Après la mutinerie des détenus de la maison centrale d’Eysses le 19 février 1944, Louis Tuaillon est soigneusement tenu à l’écart de la répression des meneurs dont s’occupe personnellement et sur place Joseph Darnand, secrétaire général au maintien de l’ordre. Pour marquer sa désapprobation, le préfet Tuaillon n’accorde aucune audience aux membres de la cour martiale, ignorant notamment leur sollicitation du 23 février 1944. A compter du mois d’avril, le préfet régional adresse à Joseph Schivo, directeur de la maison centrale, sous couvert du préfet de Lot-et-Garonne, l’ordre de remettre aux autorités allemandes les 1 123 condamnés communistes, terroristes et anarchistes détenus dans cet établissement. Par deux fois, le 10 avril et le 24 mai 1944, Louis Tuaillon subordonne l’application de ces directives à la réception d’un ordre ministériel portant la signature d’un membre du gouvernement. Cette opposition administrative lui permet de repousser de six semaines la déportation des détenus politiques d’Eysses. Cependant, le 29 mai 1944, le préfet régional, par un télégramme chiffré demande l’exécution de cette opération d’extrême urgence, sans autre report, et intime l’ordre au préfet de Lot-et-Garonne de fournir d’urgence des explications quant à l’absence d’application de ses cinq télégrammes précédents. Malgré cela, Louis Tuaillon confirme ses instructions mais ne peut empêcher le lendemain l’irruption à la maison centrale d’Eysses des troupes allemandes venues se saisir des détenus résistants.

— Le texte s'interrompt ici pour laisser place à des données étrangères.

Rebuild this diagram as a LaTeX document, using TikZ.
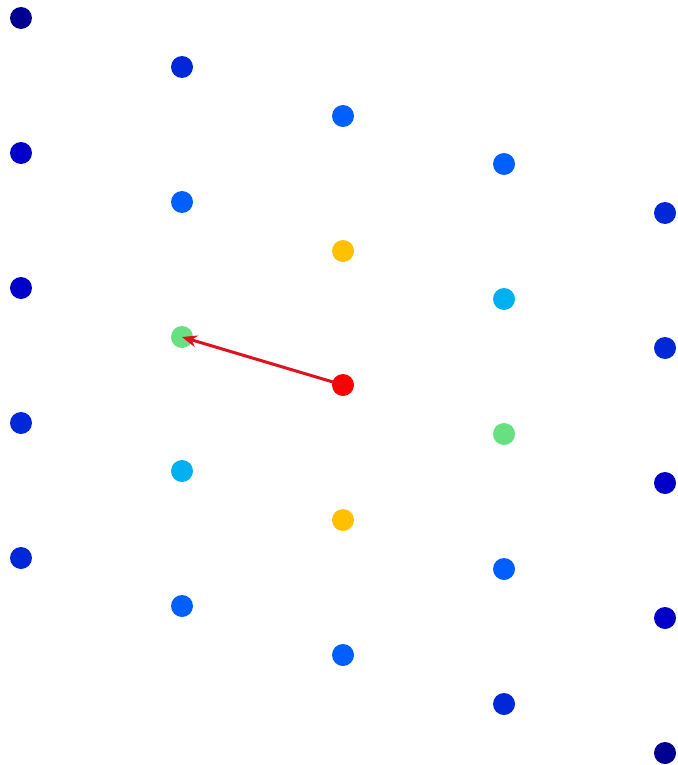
\documentclass[tikz,border=0pt]{standalone}
\usetikzlibrary{arrows.meta}
\definecolor{cnavy}{HTML}{000090}
\definecolor{cdeep}{HTML}{0000C8}
\definecolor{cmid}{HTML}{0028D8}
\definecolor{clight}{HTML}{0060FF}
\definecolor{ccyan}{HTML}{00B0F0}
\definecolor{cgreen}{HTML}{66E080}
\definecolor{cyellow}{HTML}{FFC000}
\definecolor{cred}{HTML}{FF0000}
\definecolor{carrow}{HTML}{E0101C}
\begin{document}
\begin{tikzpicture}[x=1pt,y=-1pt,
  dot/.style={circle,inner sep=0pt,minimum size=22pt,fill=#1,draw=none}]
\useasboundingbox (0,0) rectangle (677,765);
% column 0
\node[dot=cnavy] (a0) at (21,18) {};
\node[dot=cdeep] (a1) at (21,153) {};
\node[dot=cdeep] (a2) at (21,288) {};
\node[dot=cmid] (a3) at (21,423) {};
\node[dot=cmid] (a4) at (21,558) {};
% column 1
\node[dot=cmid] (b0) at (182,67) {};
\node[dot=clight] (b1) at (182,202) {};
\node[dot=cgreen] (b2) at (182,337) {};
\node[dot=ccyan] (b3) at (182,471) {};
\node[dot=clight] (b4) at (182,606) {};
% column 2
\node[dot=clight] (c0) at (343,116) {};
\node[dot=cyellow] (c1) at (343,251) {};
\node[dot=cred] (c2) at (343,385) {};
\node[dot=cyellow] (c3) at (343,520) {};
\node[dot=clight] (c4) at (343,655) {};
% column 3
\node[dot=clight] (d0) at (504,164) {};
\node[dot=ccyan] (d1) at (504,299) {};
\node[dot=cgreen] (d2) at (504,434) {};
\node[dot=clight] (d3) at (504,569) {};
\node[dot=cmid] (d4) at (504,704) {};
% column 4
\node[dot=cmid] (e0) at (665,213) {};
\node[dot=cmid] (e1) at (665,348) {};
\node[dot=cdeep] (e2) at (665,483) {};
\node[dot=cdeep] (e3) at (665,618) {};
\node[dot=cnavy] (e4) at (665,753) {};
% arrow
\draw[carrow,line width=3pt,-{Stealth[length=15pt,width=12pt]}] (c2.center) -- (b2.center);
\end{tikzpicture}
\end{document}
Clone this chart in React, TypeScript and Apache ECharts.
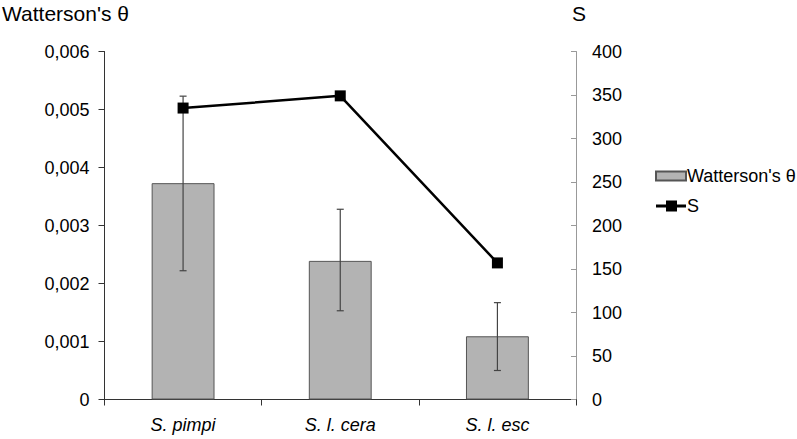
import React, { useEffect, useRef } from "react";
import * as echarts from "echarts";

const categories = ["S. pimpi", "S. l. cera", "S. l. esc"];
const thetaValues = [0.00373, 0.00239, 0.00109];
const thetaLow = [0.00222, 0.00153, 0.0005];
const thetaHigh = [0.00523, 0.00328, 0.00167];
const sValues = [335, 349, 157];
const leftTicks = [0, 0.001, 0.002, 0.003, 0.004, 0.005, 0.006];
const rightTicks = [0, 50, 100, 150, 200, 250, 300, 350, 400];

const FONT = "Liberation Sans, Arial, sans-serif";

export default function App() {
  const ref = useRef<HTMLDivElement>(null);
  useEffect(() => {
    if (!ref.current) return;
    const chart = echarts.init(ref.current, undefined, { renderer: "svg" });
    const errData = categories.map((c, i) => [i, thetaLow[i], thetaHigh[i]]);
    chart.setOption({
      animation: false,
      backgroundColor: "#ffffff",
      textStyle: { fontFamily: FONT },
      grid: { left: 104.5, right: 221, top: 51.5, bottom: 39.5, containLabel: false },
      legend: {
        orient: "vertical",
        left: 650,
        top: 162,
        itemWidth: 30,
        itemHeight: 11,
        itemGap: 12,
        textStyle: { fontSize: 18, color: "#000", fontFamily: FONT, padding: [0, 0, 0, -4] },
        data: [
          { name: "Watterson's θ", icon: "path://M0,0 L30,0 L30,9 L0,9 Z" },
          {
            name: "S",
            icon: "path://M0,4 L10,4 L10,0 L21,0 L21,4 L30,4 L30,7 L21,7 L21,11 L10,11 L10,7 L0,7 Z",
          },
        ],
      },
      graphic: [
        {
          type: "text",
          left: 2,
          top: 3,
          style: { text: "Watterson's θ", fontSize: 21, fill: "#000", fontFamily: FONT },
        },
        {
          type: "text",
          left: 572,
          top: 3,
          style: { text: "S", fontSize: 21, fill: "#000", fontFamily: FONT },
        },
      ],
      xAxis: {
        type: "category",
        data: categories,
        boundaryGap: true,
        axisLine: { lineStyle: { color: "#333", width: 1 } },
        axisTick: { show: true, length: 6, alignWithLabel: false, lineStyle: { color: "#333" } },
        axisLabel: { fontSize: 18, fontStyle: "italic", color: "#000", margin: 16, fontFamily: FONT },
      },
      yAxis: [
        {
          type: "value",
          min: 0,
          max: 0.006,
          interval: 0.001,
          position: "left",
          splitLine: { show: false },
          axisLine: { show: true, lineStyle: { color: "#333", width: 1 } },
          axisTick: { show: true, length: 6, lineStyle: { color: "#333" } },
          axisLabel: {
            fontSize: 18,
            color: "#000",
            margin: 15,
            fontFamily: FONT,
            formatter: (v: number) => {
              const idx = leftTicks.findIndex((t) => Math.abs(t - v) < 1e-9);
              const t = idx >= 0 ? leftTicks[idx] : v;
              return t === 0 ? "0" : t.toFixed(3).replace(".", ",");
            },
          },
        },
        {
          type: "value",
          min: 0,
          max: 400,
          interval: 50,
          position: "right",
          splitLine: { show: false },
          axisLine: { show: true, lineStyle: { color: "#999", width: 1 } },
          axisTick: { show: true, inside: true, length: 5, lineStyle: { color: "#999" } },
          axisLabel: {
            fontSize: 18,
            color: "#000",
            margin: 16,
            fontFamily: FONT,
            formatter: (v: number) => {
              const idx = rightTicks.indexOf(v);
              return String(idx >= 0 ? rightTicks[idx] : v);
            },
          },
        },
      ],
      series: [
        {
          name: "Watterson's θ",
          type: "bar",
          yAxisIndex: 0,
          data: thetaValues,
          barWidth: "40%",
          itemStyle: { color: "#b3b3b3", borderColor: "#555", borderWidth: 1 },
          z: 2,
        },
        {
          name: "errors",
          type: "custom",
          yAxisIndex: 0,
          data: errData,
          z: 3,
          renderItem: (params: any, api: any) => {
            const x = api.value(0);
            const lo = api.coord([x, api.value(1)]);
            const hi = api.coord([x, api.value(2)]);
            const hw = 3.5;
            const style = { stroke: "#444", lineWidth: 1.2 };
            return {
              type: "group",
              children: [
                { type: "line", shape: { x1: lo[0], y1: lo[1], x2: hi[0], y2: hi[1] }, style },
                { type: "line", shape: { x1: lo[0] - hw, y1: lo[1], x2: lo[0] + hw, y2: lo[1] }, style },
                { type: "line", shape: { x1: hi[0] - hw, y1: hi[1], x2: hi[0] + hw, y2: hi[1] }, style },
              ],
            };
          },
        },
        {
          name: "S",
          type: "line",
          yAxisIndex: 1,
          data: sValues,
          symbol: "rect",
          symbolSize: 11,
          lineStyle: { color: "#000", width: 2.5 },
          itemStyle: { color: "#000" },
          z: 4,
        },
      ],
    });
    return () => chart.dispose();
  }, []);
  return (
    <div
      ref={ref}
      style={{ position: "absolute", left: 0, top: 0, width: 797, height: 439 }}
    />
  );
}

Dans la nuit du 8 au 9 juin 1944, Louis Tuaillon est arrêté par les agents de la Gestapo d’Agen à la Préfecture de Lot-et-Garonne en compagnie de Pierre Brunon, son chef de cabinet et de Jean Brachard, sous-préfet de Nérac. Louis Tuaillon, ainsi que Pierre Brunon et Jean Brachard, seront déportés à Neuengamme (Allemagne) puis à Terezin (République Tchèque) où ils seront libérés en mai 1945.


Sources : Extrait de Emmanuel Poujade et Pascal de Toffoli, « Louis Tuaillon, préfet, chevalier de la Légion d’honneur (1904 - 1947) », notice biographique réalisée en 2007.